Available data
------------

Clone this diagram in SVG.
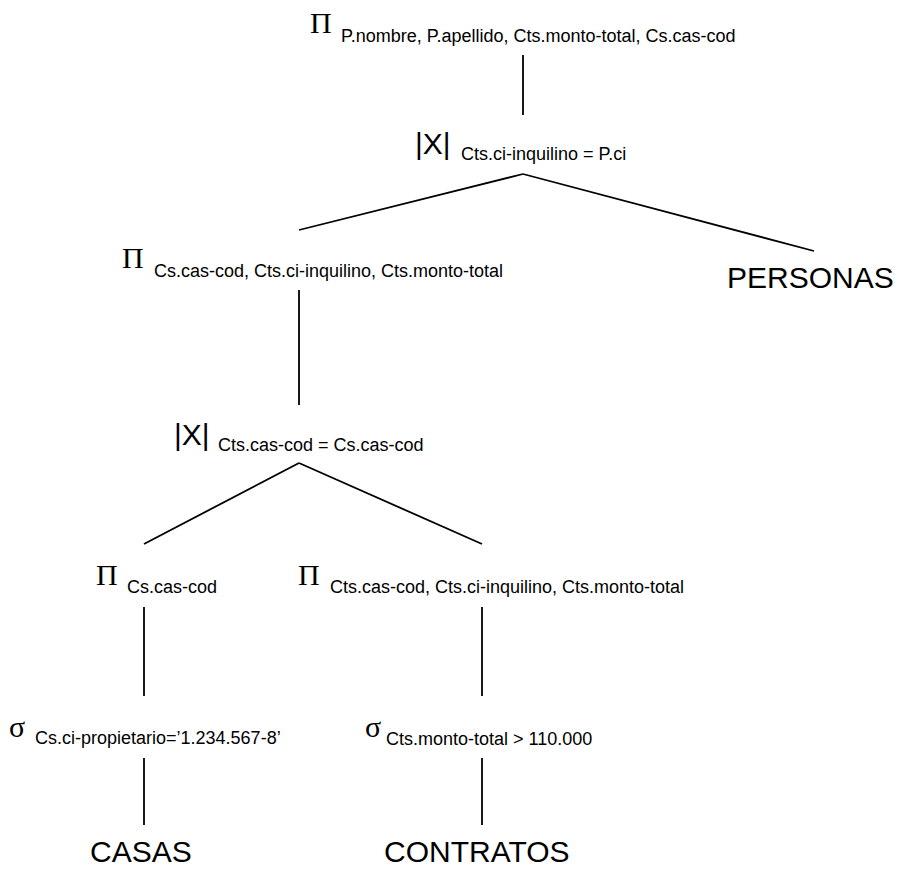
<svg xmlns="http://www.w3.org/2000/svg" width="904" height="876" viewBox="0 0 904 876">
<style>
.op{font-family:"Liberation Serif","Times New Roman",serif;font-size:30px;fill:#000}
.jn{font-family:"Liberation Sans",Arial,sans-serif;font-size:30px;fill:#000}
.sub{font-family:"Liberation Sans",Arial,sans-serif;font-size:18px;fill:#000}
.rel{font-family:"Liberation Sans",Arial,sans-serif;font-size:30px;fill:#000}
#edges line{stroke:#000;stroke-width:1.8;fill:none}
</style>
<rect width="904" height="876" fill="#fff"/>
<g id="edges">
<line x1="523" y1="55" x2="523" y2="115"/>
<line x1="523" y1="174" x2="299" y2="230"/>
<line x1="523" y1="174" x2="814" y2="251"/>
<line x1="299" y1="290" x2="299" y2="405"/>
<line x1="299" y1="463" x2="144" y2="544"/>
<line x1="299" y1="463" x2="482" y2="544"/>
<line x1="144" y1="607" x2="144" y2="696"/>
<line x1="482" y1="607" x2="482" y2="696"/>
<line x1="144" y1="758" x2="144" y2="825"/>
<line x1="482" y1="758" x2="482" y2="825"/>
</g>
<g id="proj-top">
<text class="op" x="310" y="33">Π</text>
<text class="sub" x="341" y="42">P.nombre, P.apellido, Cts.monto-total, Cs.cas-cod</text>
</g>
<g id="join-top">
<text class="jn" x="415" y="154">|X|</text>
<text class="sub" x="461" y="160">Cts.ci-inquilino = P.ci</text>
</g>
<g id="proj-mid">
<text class="op" x="122" y="268">Π</text>
<text class="sub" x="154" y="277">Cs.cas-cod, Cts.ci-inquilino, Cts.monto-total</text>
</g>
<g id="personas">
<text class="rel" x="727" y="288">PERSONAS</text>
</g>
<g id="join-mid">
<text class="jn" x="174" y="445">|X|</text>
<text class="sub" x="218" y="451">Cts.cas-cod = Cs.cas-cod</text>
</g>
<g id="proj-casas">
<text class="op" x="96" y="585">Π</text>
<text class="sub" x="127" y="593">Cs.cas-cod</text>
</g>
<g id="proj-contratos">
<text class="op" x="298" y="585">Π</text>
<text class="sub" x="330" y="593">Cts.cas-cod, Cts.ci-inquilino, Cts.monto-total</text>
</g>
<g id="sel-casas">
<text class="op" x="9" y="737">σ</text>
<text class="sub" x="35" y="744">Cs.ci-propietario=’1.234.567-8’</text>
</g>
<g id="sel-contratos">
<text class="op" x="365" y="737">σ</text>
<text class="sub" x="386" y="745">Cts.monto-total &gt; 110.000</text>
</g>
<g id="casas">
<text class="rel" x="90" y="862">CASAS</text>
</g>
<g id="contratos">
<text class="rel" x="384" y="862">CONTRATOS</text>
</g>
</svg>
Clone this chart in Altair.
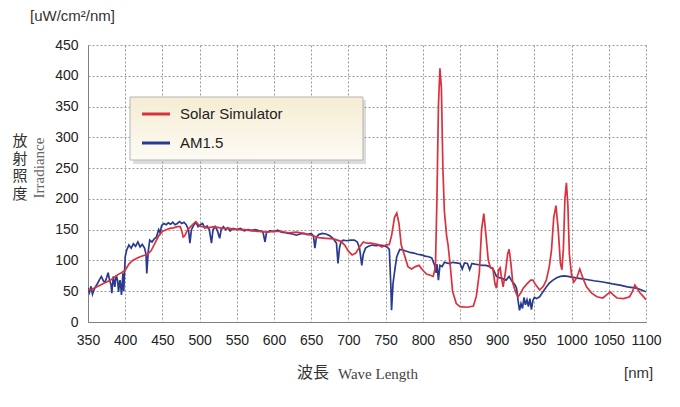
import altair as alt
import pandas as pd

# ---- data ----
wl_sim = [350, 355, 360, 365, 370, 375, 380, 385, 390, 395, 400, 405, 410, 415, 420, 425, 430, 435, 440, 445,
          450, 455, 460, 465, 470, 474, 476, 478, 480, 484, 488, 492, 495, 500, 510, 520, 530, 540, 550, 560,
          570, 580, 590, 600, 610, 620, 630, 640, 650, 660, 670, 680, 690, 695, 700, 705, 710, 715, 720, 725,
          730, 740, 745, 750, 755, 758, 762, 765, 768, 771, 775, 780, 785, 790, 795, 800, 805, 810, 814, 817,
          819, 821, 823, 825, 827, 829, 832, 834, 837, 840, 845, 850, 860, 868, 872, 876, 879, 882, 885, 888,
          891, 894, 897, 899, 902, 904, 906, 908, 911, 914, 916, 918, 921, 925, 928, 932, 935, 940, 945, 948,
          952, 957, 962, 966, 970, 973, 976, 979, 982, 985, 987, 989, 991, 993, 995, 997, 1000, 1003, 1007, 1011,
          1015, 1020, 1027, 1034, 1042, 1047, 1052, 1056, 1061, 1070, 1078, 1082, 1085, 1088, 1092, 1096, 1100]
irr_sim = [52, 53, 56, 59, 62, 65, 68, 72, 77, 80, 84, 94, 100, 103, 106, 108, 110, 116, 128, 140,
           147, 150, 152, 153, 155, 155, 148, 138, 140, 150, 155, 160, 163, 156, 153, 155, 152, 152, 150, 150,
           148, 147, 146, 147, 147, 145, 146, 144, 141, 137, 136, 135, 131, 125, 115, 109, 112, 122, 130, 128,
           128, 126, 122, 125, 126, 140, 170, 177, 160, 125, 110, 90, 86, 90, 92, 84, 78, 76, 74, 90,
           200, 350, 412, 380, 250, 180, 140, 125, 90, 50, 30, 25, 24, 26, 42, 80, 150, 176, 140, 100,
           88, 88, 62, 55, 85, 88, 70, 57, 80, 110, 118, 100, 63, 48, 41, 48, 55, 62, 68, 68,
           60, 52, 58, 68, 90, 117, 170, 189, 150, 95, 85, 120, 200, 226, 190, 110, 76, 65, 72, 86,
           72, 57, 47, 41, 39, 44, 49, 44, 39, 38, 41, 50, 60, 55, 47, 42, 36]

wl_am = [350, 352, 354, 356, 358, 360, 363, 366, 368, 371, 373, 375, 377, 379, 381, 382, 384, 386, 388, 390,
         391, 393, 394, 395, 397, 398, 400, 402, 405, 408, 411, 414, 417, 420, 423, 426, 428, 429, 431, 433,
         436, 439, 442, 445, 447, 449, 452, 455, 458, 461, 464, 467, 470, 473, 476, 479, 482, 485, 487, 489,
         492, 495, 498, 501, 504, 507, 510, 513, 516, 518, 521, 524, 527, 529, 532, 535, 538, 541, 545, 550,
         555, 560, 565, 570, 575, 580, 585, 588, 590, 595, 600, 605, 610, 615, 620, 625, 630, 635, 640, 645,
         650, 653, 655, 657, 660, 665, 670, 675, 680, 684, 686, 688, 690, 693, 698, 703, 708, 712, 715, 718,
         720, 723, 727, 732, 737, 742, 747, 752, 755, 757, 758, 760, 763, 765, 769, 773, 778, 783, 788, 793,
         798, 803, 808, 812, 814, 816, 818, 819, 821, 823, 826, 829, 832, 836, 840, 845, 850, 853, 856, 860,
         863, 866, 870, 875, 880, 885, 890, 895, 899, 903, 908, 912, 916, 920, 924, 926, 928, 930, 932, 934,
         936, 938, 940, 942, 944, 946, 948, 950, 953, 957, 962, 966, 970, 975, 980, 985, 990, 995, 1000, 1010,
         1020, 1030, 1042, 1055, 1065, 1075, 1087, 1094, 1100]
irr_am = [55, 48, 58, 45, 52, 57, 63, 70, 74, 66, 65, 72, 80, 68, 60, 47, 74, 57, 76, 66,
          49, 68, 58, 44, 79, 50, 106, 117, 125, 120, 127, 123, 130, 122, 126, 120, 110, 79, 115, 133,
          130, 135, 138, 150, 145, 157, 160, 158, 161, 159, 162, 158, 160, 163, 160, 162, 158, 150, 128, 150,
          157, 162, 155, 158, 160, 153, 156, 150, 128, 150, 155, 148, 136, 150, 155, 150, 153, 148, 152, 150,
          152, 148, 150, 149, 150, 148, 147, 130, 146, 148, 147, 149, 146, 145, 144, 143, 141, 143, 144, 142,
          144, 140, 120, 138, 142, 144, 143, 140, 135, 128, 95, 120, 130, 133, 132, 133, 133, 130, 120, 92,
          110, 120, 123, 125, 124, 125, 124, 122, 118, 60, 19, 63, 90, 106, 118, 117, 115, 113, 112, 110,
          109, 107, 106, 104, 98, 92, 80, 94, 68, 92, 90, 97, 96, 95, 97, 96, 95, 86, 96, 95,
          85, 95, 94, 93, 92, 92, 90, 85, 74, 72, 70, 68, 74, 66, 60, 55, 35, 19, 30, 22,
          40, 28, 36, 25, 38, 20, 35, 40, 38, 41, 50, 57, 63, 68, 72, 74, 75, 74, 73, 71,
          69, 67, 65, 62, 60, 57, 55, 52, 49]

series_names = ["Solar Simulator", "AM1.5"]
x_ticks = list(range(350, 1101, 50))
y_ticks = list(range(0, 451, 50))
unit_label = "[uW/cm²/nm]"
y_title_ja = ["放", "射", "照", "度"]
y_title_en = "Irradiance"
x_title_ja = "波長"
x_title_en = "Wave Length"
x_unit = "[nm]"

df = pd.concat([
    pd.DataFrame({"wl": wl_sim, "irr": irr_sim, "series": series_names[0]}),
    pd.DataFrame({"wl": wl_am, "irr": irr_am, "series": series_names[1]}),
], ignore_index=True)

RED = "#d9323e"
BLUE = "#2a3a8e"
SANS = "Liberation Sans"
SERIF = "Liberation Serif"
CJK = "Noto Sans CJK JP"

xscale = alt.Scale(domain=[350, 1100], nice=False, zero=False)
yscale = alt.Scale(domain=[0, 450], nice=False)
xaxis = alt.Axis(values=x_ticks, title=None, grid=True, gridColor="#9a9a9a", gridDash=[2, 2],
                 domainColor="#808080", ticks=False, labelPadding=11, labelFontSize=14,
                 labelColor="#222", labelFont=SANS, format="d", labelOverlap=False, labelFlush=False)
yaxis = alt.Axis(values=y_ticks, title=None, grid=True, gridColor="#9a9a9a", gridDash=[2, 2],
                 domainColor="#808080", ticks=False, labelPadding=10, labelFontSize=14,
                 labelColor="#222", labelFont=SANS, format="d", labelOverlap=False, labelFlush=False)

color = alt.Color("series:N", scale=alt.Scale(domain=series_names, range=[RED, BLUE]), legend=None)
base = alt.Chart(df).mark_line(strokeWidth=1.7, clip=True).encode(
    x=alt.X("wl:Q", scale=xscale, axis=xaxis),
    y=alt.Y("irr:Q", scale=yscale, axis=yaxis),
    color=color,
)
am_line = base.transform_filter(alt.datum.series == series_names[1])
sim_line = base.transform_filter(alt.datum.series == series_names[0])


def txt(text, x, y, **kw):
    return alt.Chart(pd.DataFrame({"t": [text]})).mark_text(**kw).encode(
        x=alt.value(x), y=alt.value(y), text="t:N")


one = pd.DataFrame({"k": [0]})
grad = alt.LinearGradient(gradient="linear", x1=0, x2=0, y1=0, y2=1,
                          stops=[alt.GradientStop(color="#f5ecd2", offset=0),
                                 alt.GradientStop(color="#fdfbf5", offset=1)])
legend_shadow = alt.Chart(one).mark_rect(fill="#9a9a9a", opacity=0.35).encode(
    x=alt.value(45), x2=alt.value(278), y=alt.value(55), y2=alt.value(119))
legend_box = alt.Chart(one).mark_rect(fill=grad, stroke="#b5b5b5", strokeWidth=1).encode(
    x=alt.value(42), x2=alt.value(275), y=alt.value(52), y2=alt.value(115))
leg_red = alt.Chart(one).mark_rule(color=RED, strokeWidth=3).encode(
    x=alt.value(54), x2=alt.value(82), y=alt.value(69))
leg_blue = alt.Chart(one).mark_rule(color=BLUE, strokeWidth=3).encode(
    x=alt.value(54), x2=alt.value(82), y=alt.value(98))
leg_t1 = txt(series_names[0], 92, 69, align="left", baseline="middle", font=SANS, fontSize=15, color="#222")
leg_t2 = txt(series_names[1], 92, 98, align="left", baseline="middle", font=SANS, fontSize=15, color="#222")

t_unit = txt(unit_label, -58, -36, align="left", baseline="top", font=SANS, fontSize=15, color="#333")
t_yja = [txt(ch, -68, 96 + i * 17.5, align="center", baseline="middle", font=CJK, fontSize=15, color="#333")
         for i, ch in enumerate(y_title_ja)]
t_yen = txt(y_title_en, -49, 123, align="center", baseline="middle", angle=270, font=SERIF,
            fontSize=15, color="#666")
t_xja = txt(x_title_ja, 209, 328, align="left", baseline="middle", font=CJK, fontSize=16, color="#333")
t_xen = txt(x_title_en, 250, 329, align="left", baseline="middle", font=SERIF, fontSize=15, color="#444")
t_xunit = txt(x_unit, 536, 328, align="left", baseline="middle", font=SANS, fontSize=15, color="#333")

chart = alt.layer(
    am_line, sim_line,
    legend_shadow, legend_box, leg_red, leg_blue, leg_t1, leg_t2,
    t_unit, *t_yja, t_yen, t_xja, t_xen, t_xunit,
).properties(
    width=558, height=277,
    autosize=alt.AutoSizeParams(type="none"),
    padding={"left": 80, "top": 37, "right": 26, "bottom": 70},
).configure_view(stroke=None)

chart.save("out.html", embed_options={"renderer": "svg", "actions": False})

------------

What the task asks
Quote the lines above exactly, starting with the one that has "Clone this chart in Altair." and ending with the one that has "import pandas as pd"; drop the pictures and include nothing else.

Exercise result
Clone this chart in Altair.
import altair as alt
import pandas as pd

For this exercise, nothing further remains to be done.